I am a very grateful person. Not in a "grateful for my lot in life" sort of way (though I try to be that, too), but in an "I say thank you a LOT" way. I thank people often for small things, I thank people profusely for big things, I find myself signing emails "thanks" even when I'm the one helping the person I'm emailing. My boyfriend has actually told me to stop thanking him for dinner when he takes me out, but that goes against my nature. Just something to do with my personality, I guess.

I recently kind of went out of my way to help someone. Not necessary to get into details, but at some point through the process, I realized that she hadn't said "thank you" at any point.
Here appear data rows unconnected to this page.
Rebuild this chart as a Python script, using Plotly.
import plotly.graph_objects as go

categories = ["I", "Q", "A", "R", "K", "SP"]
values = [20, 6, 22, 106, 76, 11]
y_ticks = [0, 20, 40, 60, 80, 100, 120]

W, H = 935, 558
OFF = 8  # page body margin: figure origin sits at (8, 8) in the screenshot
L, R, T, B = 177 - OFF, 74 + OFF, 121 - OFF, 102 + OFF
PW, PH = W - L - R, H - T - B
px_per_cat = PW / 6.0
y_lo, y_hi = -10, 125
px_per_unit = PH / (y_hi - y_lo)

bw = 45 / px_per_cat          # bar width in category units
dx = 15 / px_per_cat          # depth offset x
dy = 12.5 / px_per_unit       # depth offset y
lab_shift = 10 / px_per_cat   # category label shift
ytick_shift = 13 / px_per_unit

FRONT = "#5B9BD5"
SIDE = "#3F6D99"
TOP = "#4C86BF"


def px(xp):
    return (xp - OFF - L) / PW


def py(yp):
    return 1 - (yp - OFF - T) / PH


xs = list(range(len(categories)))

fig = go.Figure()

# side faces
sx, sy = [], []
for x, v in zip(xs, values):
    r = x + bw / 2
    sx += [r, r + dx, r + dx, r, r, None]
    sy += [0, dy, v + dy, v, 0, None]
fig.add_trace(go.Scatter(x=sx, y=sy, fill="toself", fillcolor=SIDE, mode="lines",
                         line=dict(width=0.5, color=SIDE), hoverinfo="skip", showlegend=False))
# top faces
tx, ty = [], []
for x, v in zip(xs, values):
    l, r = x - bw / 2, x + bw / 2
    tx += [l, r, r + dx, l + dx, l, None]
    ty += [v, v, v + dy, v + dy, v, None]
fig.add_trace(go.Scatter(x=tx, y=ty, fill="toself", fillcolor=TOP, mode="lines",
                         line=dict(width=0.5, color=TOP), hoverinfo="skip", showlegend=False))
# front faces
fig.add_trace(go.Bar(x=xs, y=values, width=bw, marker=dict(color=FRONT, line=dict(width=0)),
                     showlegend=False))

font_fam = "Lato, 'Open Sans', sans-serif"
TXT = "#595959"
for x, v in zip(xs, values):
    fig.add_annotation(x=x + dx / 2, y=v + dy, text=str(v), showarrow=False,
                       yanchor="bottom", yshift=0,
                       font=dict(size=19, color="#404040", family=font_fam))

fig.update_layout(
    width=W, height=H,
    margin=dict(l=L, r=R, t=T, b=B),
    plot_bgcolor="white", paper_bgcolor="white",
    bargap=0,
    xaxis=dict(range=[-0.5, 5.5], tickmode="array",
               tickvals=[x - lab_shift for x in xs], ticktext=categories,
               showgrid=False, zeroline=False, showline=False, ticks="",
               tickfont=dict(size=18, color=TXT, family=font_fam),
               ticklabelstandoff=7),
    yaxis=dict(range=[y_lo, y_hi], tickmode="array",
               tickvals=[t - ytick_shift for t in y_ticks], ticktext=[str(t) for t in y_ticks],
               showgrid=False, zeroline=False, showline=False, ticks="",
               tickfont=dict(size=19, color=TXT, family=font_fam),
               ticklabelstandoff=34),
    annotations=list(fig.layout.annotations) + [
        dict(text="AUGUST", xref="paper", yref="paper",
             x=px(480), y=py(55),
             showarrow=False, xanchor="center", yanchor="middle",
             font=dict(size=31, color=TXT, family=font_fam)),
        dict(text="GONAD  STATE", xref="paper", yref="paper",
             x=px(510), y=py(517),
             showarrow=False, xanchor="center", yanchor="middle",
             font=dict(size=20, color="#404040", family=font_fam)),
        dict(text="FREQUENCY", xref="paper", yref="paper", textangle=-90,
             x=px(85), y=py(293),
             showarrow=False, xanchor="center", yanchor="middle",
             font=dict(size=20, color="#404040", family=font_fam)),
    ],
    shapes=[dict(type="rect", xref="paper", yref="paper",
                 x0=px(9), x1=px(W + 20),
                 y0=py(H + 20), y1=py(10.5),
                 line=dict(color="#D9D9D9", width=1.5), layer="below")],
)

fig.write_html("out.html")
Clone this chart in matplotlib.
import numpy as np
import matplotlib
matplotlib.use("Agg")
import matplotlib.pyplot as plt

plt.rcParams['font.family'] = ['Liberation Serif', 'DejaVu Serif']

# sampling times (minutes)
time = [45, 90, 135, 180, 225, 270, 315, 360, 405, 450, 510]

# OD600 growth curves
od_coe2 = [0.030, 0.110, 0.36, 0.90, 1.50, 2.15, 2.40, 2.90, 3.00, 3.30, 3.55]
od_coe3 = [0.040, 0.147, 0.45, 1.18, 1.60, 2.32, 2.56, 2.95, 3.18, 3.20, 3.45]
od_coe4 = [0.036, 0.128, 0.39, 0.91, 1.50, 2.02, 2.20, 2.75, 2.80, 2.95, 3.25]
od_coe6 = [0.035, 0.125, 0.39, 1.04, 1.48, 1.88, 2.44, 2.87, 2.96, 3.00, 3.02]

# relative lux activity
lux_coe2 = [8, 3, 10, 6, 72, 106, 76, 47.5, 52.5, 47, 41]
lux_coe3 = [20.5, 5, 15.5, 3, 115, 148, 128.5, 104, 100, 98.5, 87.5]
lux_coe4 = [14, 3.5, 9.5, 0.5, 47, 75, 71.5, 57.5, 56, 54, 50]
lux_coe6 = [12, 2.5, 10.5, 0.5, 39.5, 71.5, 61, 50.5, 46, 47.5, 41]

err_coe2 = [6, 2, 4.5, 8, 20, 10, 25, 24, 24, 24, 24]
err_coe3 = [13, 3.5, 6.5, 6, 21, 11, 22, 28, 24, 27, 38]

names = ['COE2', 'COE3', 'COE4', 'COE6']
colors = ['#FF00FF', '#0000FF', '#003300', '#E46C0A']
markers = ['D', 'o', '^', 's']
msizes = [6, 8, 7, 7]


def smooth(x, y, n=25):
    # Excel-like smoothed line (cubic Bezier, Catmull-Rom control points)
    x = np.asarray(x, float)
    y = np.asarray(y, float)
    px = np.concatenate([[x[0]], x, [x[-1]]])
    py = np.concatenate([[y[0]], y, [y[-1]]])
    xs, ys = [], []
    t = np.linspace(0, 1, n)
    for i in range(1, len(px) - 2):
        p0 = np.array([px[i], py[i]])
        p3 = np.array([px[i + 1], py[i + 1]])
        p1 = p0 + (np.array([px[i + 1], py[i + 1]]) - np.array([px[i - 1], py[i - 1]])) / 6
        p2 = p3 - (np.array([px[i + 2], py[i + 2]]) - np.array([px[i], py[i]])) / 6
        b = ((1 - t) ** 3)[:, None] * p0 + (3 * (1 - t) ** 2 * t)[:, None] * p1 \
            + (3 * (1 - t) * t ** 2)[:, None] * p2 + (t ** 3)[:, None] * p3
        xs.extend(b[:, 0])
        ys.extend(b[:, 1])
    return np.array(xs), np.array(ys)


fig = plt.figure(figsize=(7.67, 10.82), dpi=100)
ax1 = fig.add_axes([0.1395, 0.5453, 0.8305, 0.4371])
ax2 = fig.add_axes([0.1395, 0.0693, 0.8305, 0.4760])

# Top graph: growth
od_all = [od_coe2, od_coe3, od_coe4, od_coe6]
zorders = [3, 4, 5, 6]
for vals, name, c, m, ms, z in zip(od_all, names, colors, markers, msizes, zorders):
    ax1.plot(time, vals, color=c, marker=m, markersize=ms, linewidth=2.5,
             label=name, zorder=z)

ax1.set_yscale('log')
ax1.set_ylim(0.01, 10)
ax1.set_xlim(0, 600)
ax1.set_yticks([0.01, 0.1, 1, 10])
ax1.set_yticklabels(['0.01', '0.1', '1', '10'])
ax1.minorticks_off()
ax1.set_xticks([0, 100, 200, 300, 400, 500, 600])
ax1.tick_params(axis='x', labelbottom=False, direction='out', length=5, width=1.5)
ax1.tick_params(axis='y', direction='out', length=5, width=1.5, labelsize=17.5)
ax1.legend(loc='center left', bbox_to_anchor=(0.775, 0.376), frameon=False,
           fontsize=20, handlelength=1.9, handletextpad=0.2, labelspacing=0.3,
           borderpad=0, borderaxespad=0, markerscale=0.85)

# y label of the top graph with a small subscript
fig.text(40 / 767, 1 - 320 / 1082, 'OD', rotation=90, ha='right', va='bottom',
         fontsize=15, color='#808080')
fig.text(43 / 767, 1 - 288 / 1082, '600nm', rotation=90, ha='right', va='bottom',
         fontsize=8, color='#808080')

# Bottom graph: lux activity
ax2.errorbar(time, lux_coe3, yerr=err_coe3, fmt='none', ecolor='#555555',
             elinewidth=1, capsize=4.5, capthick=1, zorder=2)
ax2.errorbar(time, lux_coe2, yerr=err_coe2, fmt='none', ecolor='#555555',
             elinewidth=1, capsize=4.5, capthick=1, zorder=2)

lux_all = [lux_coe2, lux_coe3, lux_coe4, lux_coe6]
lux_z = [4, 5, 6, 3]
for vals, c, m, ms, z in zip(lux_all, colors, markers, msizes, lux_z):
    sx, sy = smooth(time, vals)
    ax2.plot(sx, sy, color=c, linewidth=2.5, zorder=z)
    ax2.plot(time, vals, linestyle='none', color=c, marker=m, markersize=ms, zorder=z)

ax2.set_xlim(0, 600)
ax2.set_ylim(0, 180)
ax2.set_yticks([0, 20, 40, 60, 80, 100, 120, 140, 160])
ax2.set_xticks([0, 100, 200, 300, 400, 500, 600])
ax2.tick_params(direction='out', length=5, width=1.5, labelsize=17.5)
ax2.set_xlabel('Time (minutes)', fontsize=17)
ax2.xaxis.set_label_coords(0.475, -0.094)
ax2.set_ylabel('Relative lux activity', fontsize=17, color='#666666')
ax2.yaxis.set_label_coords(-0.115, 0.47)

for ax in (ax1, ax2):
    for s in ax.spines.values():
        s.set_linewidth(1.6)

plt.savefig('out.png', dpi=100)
I got fixated on it. I started bitching about it. And I realized that I have a serious issue with needing to be acknowledged/appreciated for things that I do. Which is my shit, not hers.

In my Buddhist practice, we're encouraged, no, expected to help people without expecting gratitude in return. This experience was an important lesson for me, and I'm grateful for it. I don't deserve a medal, and yes, while it's polite to thank someone for helping you, it's not, or at least it certainly shouldn't be, the reason to help someone in the first place.

Lesson learned. And by the way, she did wind up thanking me. Profusely.

Tuesday, January 4, 2011

A Resolution-less New Year

In past years, I've made long lists of resolutions. I probably still have them in notebooks somewhere. I would make the list on January 1st or close to it, and then never look at it again. So what's the point?

I went to a Buddhism meeting on Sunday and one of the speakers said that she understands that this is a time for making resolutions because we see the limitless potential, the clean slate that a new year brings. But she went on to say that every day should look like that. Every day is an opportunity to start fresh. Now I'm not saying I necessarily wake up and see the limitless potential of my day - I'm usually just groggy and cranky and wanting an extra hour of sleep. But I get it. So no resolutions this year, no endless lists that I will forget about immediately. Just a quiet determination to look at each day as an opportunity to make my life a little better, a little happier, a little friendlier, a little more productive, and to make other people's lives a little brighter.